En second lieu, le retour des empires se confirme chaque jour un peu plus et les rapports de force se généralisent, y compris entre propres alliés. Le Danemark qui, depuis la Seconde Guerre mondiale, a fait reposer sa défense en grande partie sur les États‑Unis dans le cadre de l’OTAN, voit ainsi sa sécurité aujourd’hui questionnée et fragilisée par ce même allié.
Cette situation nous rappelle la nécessité de construire une véritable autonomie stratégique européenne, qui ne pourra voir le jour sans une réelle prise de conscience collective. La crise du Groenland, comme l’a été la guerre en Ukraine il y a presque trois ans de cela, doit être un déclencheur.
Comme la guerre en Ukraine, la crise nous oblige à resserrer encore davantage nos coopérations et la solidarité entre pays européens. Comme la guerre en Ukraine, le pays attaqué dans les mots ou par les armes doit être soutenu jusqu’au bout. Comme la guerre en Ukraine, la crise groenlandaise donne l’occasion à l’Europe d’être actrice de son avenir.
Dans ce contexte, la France doit prendre des mesures concrètes pour témoigner son soutien et celui de l’Union européenne au Danemark . Notre pays pourrait entamer un dialogue avec les autorités danoises, en lien avec celles du Groenland, afin d’identifier rapidement l’aide la plus utile et conforme à leurs besoins et qui permettrait de garantir la sécurité dans la région.
Forte d’une voix puissante et singulière dans le concert des nations, la France pourrait être à l’initiative d’un dialogue plus large avec six des huit membres du Conseil de l’Arctique [le Canada, le Danemark, la Finlande, l’Islande, la Norvège, et la Suède] afin d’envisager une coopération renforcée en matière de défense dans la région. Sur le modèle des groupes informels de coopération renforcés qui se sont développés ces dernières années, une telle coopération, à l’initiative de la France, serait de nature à participer à la réassurance de nos alliés nordiques.

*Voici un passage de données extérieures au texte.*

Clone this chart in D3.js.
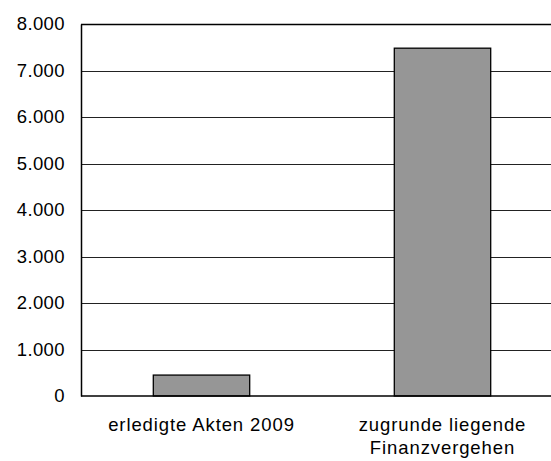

La présente proposition de résolution invite le gouvernement à se saisir de cette crise pour œuvrer, de concert avec son allié danois et les autres membres de l’Union, en faveur d’une plus grande autonomie stratégique de l’Union, sur la base d’une stratégie au long cours permettant d’assurer l’intégrité territoriale du Royaume du Danemark, de l’Union européenne, et de faire prévaloir une solution pacifique.
– 1 –
proposition de rÉsolution europÉenne
Article unique
L’Assemblée nationale,
L’Assemblée nationale,
Vu l’article 34‑1 de la Constitution,
Vu l’article 4 du Traité sur le fonctionnement de l’Union européenne,
Vu l’article 3 du Traité modifiant les traités instituant les communautés européennes en ce qui concerne le Groenland,
Vu l’article 2 de la Charte des Nations unies,
Vu les articles 51 et 52 de la Charte des droits fondamentaux de l’Union européenne,
Vu les articles 11 et 12 de la loi sur l’autonomie du Groenland,
Vu l’article 136 du Règlement de l’Assemblée nationale,
Vu la déclaration d’Ottawa de 1996,
Considérant les déclarations du président américain Donald Trump en date du 7 janvier 2025 et du 30 janvier 2025 au sujet du rattachement du Groenland aux États‑Unis ;
Considérant que la Première ministre danoise a affirmé lors d’un entretien téléphonique avec le président américain Donald Trump le 15 janvier 2025 qu’il appartenait au Groenland de décider lui‑même de son indépendance ;
Considérant que les autorités groenlandaises et les groenlandais s’opposent très majoritairement à l’idée de quitter le Royaume du Danemark pour faire partie des États‑Unis ;
Considérant que le Groenland est un territoire d’outre‑mer de l’Union européenne ;
1. Rappelle que le Danemark est un pays allié de la France et de l’Union européenne et qu’il a leur plein soutien ;
2. Affirme sa solidarité face aux velléités du président des États‑Unis dont elle condamne fermement les propos qui constituent une menace directe pour la souveraineté du Danemark et remettent en cause le droit international ;
3. Rappelle que les frontières extérieures des pays membres de l’Union européenne doivent être respectées ;
4. Souligne que l’Union européenne doit se saisir de cette crise pour renforcer la coopération entre ses États membres et construire une véritable autonomie stratégique européenne ;
5. Invite le Gouvernement français à entamer un dialogue avec les autorités danoises, en lien avec celles du Groenland, afin d’identifier l’aide qu’il pourrait leur apporter afin de garantir la sécurité dans la région, conformément à leurs besoins et à leurs souhaits ;
6. Invite le Gouvernement français à entamer un dialogue dans la durée avec les autorités de six des huit membres du Conseil de l’Arctique afin d’envisager une coopération renforcée en matière de défense dans la région ;
7. Invite le Gouvernement français à actualiser sa feuille de route pour l’Arctique datant de 2016, en tenant compte du nouveau contexte géopolitique et des récents développements en matière de défense et de sécurité, de coopérations économiques et scientifiques et de protection de l’environnement.